** start Collected material **
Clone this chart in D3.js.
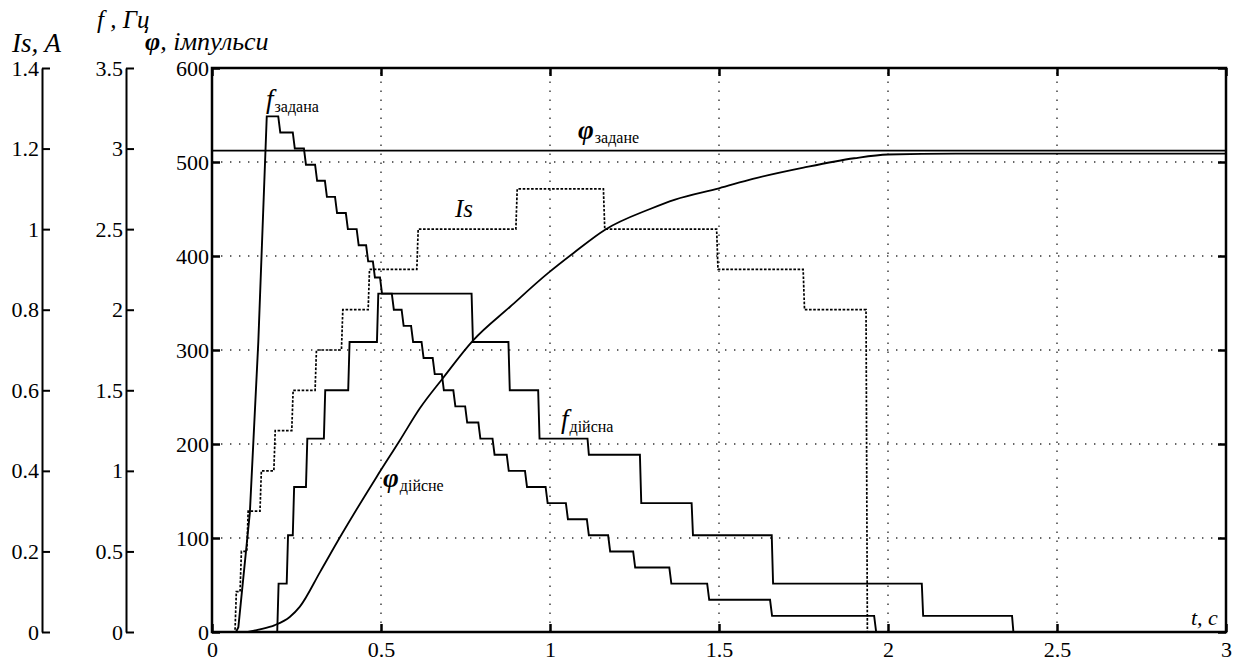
<!DOCTYPE html>
<html>
<head>
<meta charset="utf-8">
<script src="https://cdn.jsdelivr.net/npm/d3@7/dist/d3.min.js"></script>
<style>
  body { margin: 0; background: #fff; }
  svg text { font-family: 'Liberation Serif', Tinos, 'Times New Roman', Times, 'Nimbus Roman', 'DejaVu Serif', serif; fill: #000; }
</style>
</head>
<body>
<div id="main"></div>
<script>

// ---- data ----
var tTicks = [0, 0.5, 1, 1.5, 2, 2.5, 3];
var phiTicks = [0, 100, 200, 300, 400, 500, 600];
var fTicks = [0, 0.5, 1, 1.5, 2, 2.5, 3, 3.5];
var isTicks = [0, 0.2, 0.4, 0.6, 0.8, 1, 1.2, 1.4];

// f задана: ramp up, then 0.1 Hz steps down
var fZadRampT = [0, 0.071, 0.078, 0.112, 0.137, 0.162];
var fZadRampV = [0, 0, 0.03, 0.74, 1.80, 3.2];
var fZadStepT = [0.196, 0.239, 0.272, 0.305, 0.334, 0.364, 0.396, 0.428, 0.456, 0.476, 0.497,
  0.532, 0.561, 0.589, 0.620, 0.653, 0.680, 0.714, 0.749, 0.788, 0.830, 0.872, 0.926, 0.987,
  1.047, 1.109, 1.172, 1.246, 1.353, 1.465, 1.651, 1.959];
var fZadStepV = [3.1, 3.0, 2.9, 2.8, 2.7, 2.6, 2.5, 2.4, 2.3, 2.2, 2.1,
  2.0, 1.9, 1.8, 1.7, 1.6, 1.5, 1.4, 1.3, 1.2, 1.1, 1.0, 0.9, 0.8,
  0.7, 0.6, 0.5, 0.4, 0.3, 0.2, 0.1, 0];

// f дійсна
var fDiysStepT = [0.193, 0.221, 0.239, 0.278, 0.331, 0.403, 0.488, 0.768, 0.877, 0.965,
  1.111, 1.266, 1.419, 1.656, 2.100, 2.367];
var fDiysStepV = [0.3, 0.6, 0.9, 1.2, 1.5, 1.8, 2.1, 1.8, 1.5, 1.2,
  1.1, 0.8, 0.6, 0.3, 0.1, 0];

// Is, A
var isStepT = [0.068, 0.083, 0.103, 0.142, 0.183, 0.236, 0.305, 0.383, 0.462, 0.606,
  0.899, 1.158, 1.493, 1.749, 1.935];
var isStepV = [0.1, 0.2, 0.3, 0.4, 0.5, 0.6, 0.7, 0.8, 0.9, 1.0,
  1.1, 1.0, 0.9, 0.8, 0];

// φ дійсне, impulses
var phiT = [0, 0.10, 0.142, 0.186, 0.23, 0.26, 0.32, 0.379, 0.487, 0.556, 0.615, 0.683, 0.772, 0.882,
  0.995, 1.069, 1.163, 1.296, 1.370, 1.5, 1.6, 1.75, 1.9, 2.0, 2.2, 3.0];
var phiV = [0, 0, 2.9, 7.4, 16, 27, 64, 101, 165, 204, 238, 270, 310, 346,
  382, 403, 428, 450, 460, 472, 482, 494, 504, 508, 509, 509];

var phiZadane = 512;
var tMax = 3;

// ---- layout ----
var W = 1237, H = 663;
var plot = { left: 212, right: 1226, top: 68, bottom: 632 };
var serif = "'Liberation Serif', Tinos, 'Times New Roman', Times, 'Nimbus Roman', 'DejaVu Serif', serif";

var svg = d3.select('#main')
  .append('svg')
  .attr('width', W)
  .attr('height', H)
  .style('font-family', serif);

var x = d3.scaleLinear().domain([0, 3]).range([plot.left, plot.right]);
var yPhi = d3.scaleLinear().domain([0, 600]).range([plot.bottom, plot.top]);
var yF = d3.scaleLinear().domain([0, 3.5]).range([plot.bottom, plot.top]);
var yIs = d3.scaleLinear().domain([0, 1.4]).range([plot.bottom, plot.top]);

var fmt = d3.format('~g');
var tickFont = '22px';

// step series -> point list
function stepPoints(start, ts, vs, slant) {
  var pts = start.slice();
  var prev = pts[pts.length - 1][1];
  ts.forEach(function (t, i) {
    pts.push([t, prev]);
    pts.push([t + slant, vs[i]]);
    prev = vs[i];
  });
  pts.push([tMax, prev]);
  return pts;
}

var fZadPts = stepPoints(fZadRampT.map((t, i) => [t, fZadRampV[i]]), fZadStepT, fZadStepV, 0.006);
var fDiysPts = stepPoints([[0, 0]], fDiysStepT, fDiysStepV, 0.004);
var isPts = stepPoints([[0, 0]], isStepT, isStepV, 0.004);
var phiPts = phiT.map((t, i) => [t, phiV[i]]);

// clip
svg.append('clipPath').attr('id', 'clip')
  .append('rect')
  .attr('x', plot.left).attr('y', plot.top)
  .attr('width', plot.right - plot.left).attr('height', plot.bottom - plot.top);

// grid
var grid = svg.append('g').attr('class', 'grid')
  .attr('stroke', '#333').attr('stroke-width', 1.4).attr('stroke-dasharray', '1.4,7.6');

grid.selectAll('.vg').data(tTicks.slice(1, -1)).enter()
  .append('line')
  .attr('x1', d => x(d)).attr('x2', d => x(d))
  .attr('y1', plot.bottom).attr('y2', plot.top);

grid.selectAll('.hg').data(phiTicks.slice(1, -1)).enter()
  .append('line')
  .attr('y1', d => yPhi(d)).attr('y2', d => yPhi(d))
  .attr('x1', plot.left).attr('x2', plot.right);

// curves
var curves = svg.append('g').attr('clip-path', 'url(#clip)')
  .attr('fill', 'none').attr('stroke', '#000');

curves.append('path')
  .datum(isPts)
  .attr('stroke-width', 1.7)
  .attr('stroke-dasharray', '2.6,1.6')
  .attr('d', d3.line().x(d => x(d[0])).y(d => yIs(d[1])));

curves.append('path')
  .datum(fZadPts)
  .attr('stroke-width', 1.9)
  .attr('d', d3.line().x(d => x(d[0])).y(d => yF(d[1])));

curves.append('path')
  .datum(fDiysPts)
  .attr('stroke-width', 1.9)
  .attr('d', d3.line().x(d => x(d[0])).y(d => yF(d[1])));

curves.append('path')
  .datum(phiPts)
  .attr('stroke-width', 1.8)
  .attr('d', d3.line().curve(d3.curveMonotoneX).x(d => x(d[0])).y(d => yPhi(d[1])));

curves.append('line')
  .attr('stroke-width', 1.7)
  .attr('x1', x(0)).attr('x2', x(tMax))
  .attr('y1', yPhi(phiZadane)).attr('y2', yPhi(phiZadane));

// frame
svg.append('rect')
  .attr('x', plot.left).attr('y', plot.top)
  .attr('width', plot.right - plot.left).attr('height', plot.bottom - plot.top)
  .attr('fill', 'none').attr('stroke', '#000').attr('stroke-width', 2.5);

// axes
function styleAxis(g) {
  g.attr('font-family', null);
  g.selectAll('.tick line').attr('stroke', '#000').attr('stroke-width', 2.5);
  g.selectAll('.tick text').style('font-size', tickFont).style('font-family', serif).attr('fill', '#000');
  g.select('.domain').remove();
}

svg.append('g')
  .attr('transform', 'translate(' + plot.left + ',0)')
  .call(d3.axisLeft(yPhi).tickValues(phiTicks).tickFormat(fmt).tickSizeInner(-8).tickSizeOuter(0).tickPadding(3))
  .call(styleAxis);

svg.append('g')
  .attr('transform', 'translate(' + plot.right + ',0)')
  .call(d3.axisRight(yPhi).tickValues(phiTicks).tickFormat('').tickSizeInner(-8).tickSizeOuter(0))
  .call(styleAxis);

svg.append('g')
  .attr('transform', 'translate(0,' + plot.bottom + ')')
  .call(d3.axisBottom(x).tickValues(tTicks).tickFormat(fmt).tickSizeInner(-8).tickSizeOuter(0).tickPadding(9))
  .call(styleAxis);

svg.append('g')
  .attr('transform', 'translate(0,' + plot.top + ')')
  .call(d3.axisTop(x).tickValues(tTicks).tickFormat('').tickSizeInner(-8).tickSizeOuter(0))
  .call(styleAxis);

// side axes (Is and f)
function sideAxis(xpos, scale, ticks) {
  var g = svg.append('g')
    .attr('transform', 'translate(' + xpos + ',0)')
    .call(d3.axisLeft(scale).tickValues(ticks).tickFormat(fmt).tickSizeInner(-8).tickSizeOuter(0).tickPadding(3));
  g.attr('font-family', null);
  g.select('.domain').attr('stroke', '#000').attr('stroke-width', 2);
  g.selectAll('.tick line').attr('stroke', '#000').attr('stroke-width', 2);
  g.selectAll('.tick text').style('font-size', tickFont).style('font-family', serif).attr('fill', '#000');
}
sideAxis(42, yIs, isTicks);
sideAxis(126, yF, fTicks);

// axis titles
function label(xp, yp, txt, size) {
  return svg.append('text')
    .attr('x', xp).attr('y', yp)
    .style('font-size', size + 'px')
    .style('font-style', 'italic')
    .text(txt);
}

label(12, 52, 'Is, A', 27);
label(97, 28, 'f , Гц', 25);
var phiTitle = svg.append('text').attr('x', 145).attr('y', 50).style('font-size', '26px').style('font-style', 'italic');
phiTitle.append('tspan').style('font-weight', 'bold').text('φ');
phiTitle.append('tspan').text(', імпульси');

label(1191, 625, 't, c', 22);

// curve labels
function subLabel(xp, yp, main, sub, bold) {
  var t = svg.append('text').attr('x', xp).attr('y', yp)
    .style('font-size', '27px').style('font-style', 'italic');
  t.append('tspan').style('font-weight', bold ? 'bold' : 'normal').text(main);
  t.append('tspan').attr('dy', 4).attr('dx', 1).style('font-size', '16px').style('font-style', 'normal').text(sub);
}

subLabel(266, 108, 'f', 'задана', false);
subLabel(578, 139, 'φ', 'задане', true);
subLabel(561, 428, 'f', 'дійсна', false);
subLabel(383, 487, 'φ', 'дійсне', true);
label(455, 217, 'Is', 25);

</script>
</body>
</html>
** end Collected material **
## Problem details:
From the first line above to the line containing "0.7, 0.6, 0.5, 0.4, 0.3, 0.2, 0.1, 0];", repeat each line exactly. Pictures stay out.

## Solution for this exercise:
Clone this chart in D3.js.
<!DOCTYPE html>
<html>
<head>
<meta charset="utf-8">
<script src="https://cdn.jsdelivr.net/npm/d3@7/dist/d3.min.js"></script>
<style>
  body { margin: 0; background: #fff; }
  svg text { font-family: 'Liberation Serif', Tinos, 'Times New Roman', Times, 'Nimbus Roman', 'DejaVu Serif', serif; fill: #000; }
</style>
</head>
<body>
<div id="main"></div>
<script>

// ---- data ----
var tTicks = [0, 0.5, 1, 1.5, 2, 2.5, 3];
var phiTicks = [0, 100, 200, 300, 400, 500, 600];
var fTicks = [0, 0.5, 1, 1.5, 2, 2.5, 3, 3.5];
var isTicks = [0, 0.2, 0.4, 0.6, 0.8, 1, 1.2, 1.4];

// f задана: ramp up, then 0.1 Hz steps down
var fZadRampT = [0, 0.071, 0.078, 0.112, 0.137, 0.162];
var fZadRampV = [0, 0, 0.03, 0.74, 1.80, 3.2];
var fZadStepT = [0.196, 0.239, 0.272, 0.305, 0.334, 0.364, 0.396, 0.428, 0.456, 0.476, 0.497,
  0.532, 0.561, 0.589, 0.620, 0.653, 0.680, 0.714, 0.749, 0.788, 0.830, 0.872, 0.926, 0.987,
  1.047, 1.109, 1.172, 1.246, 1.353, 1.465, 1.651, 1.959];
var fZadStepV = [3.1, 3.0, 2.9, 2.8, 2.7, 2.6, 2.5, 2.4, 2.3, 2.2, 2.1,
  2.0, 1.9, 1.8, 1.7, 1.6, 1.5, 1.4, 1.3, 1.2, 1.1, 1.0, 0.9, 0.8,
  0.7, 0.6, 0.5, 0.4, 0.3, 0.2, 0.1, 0];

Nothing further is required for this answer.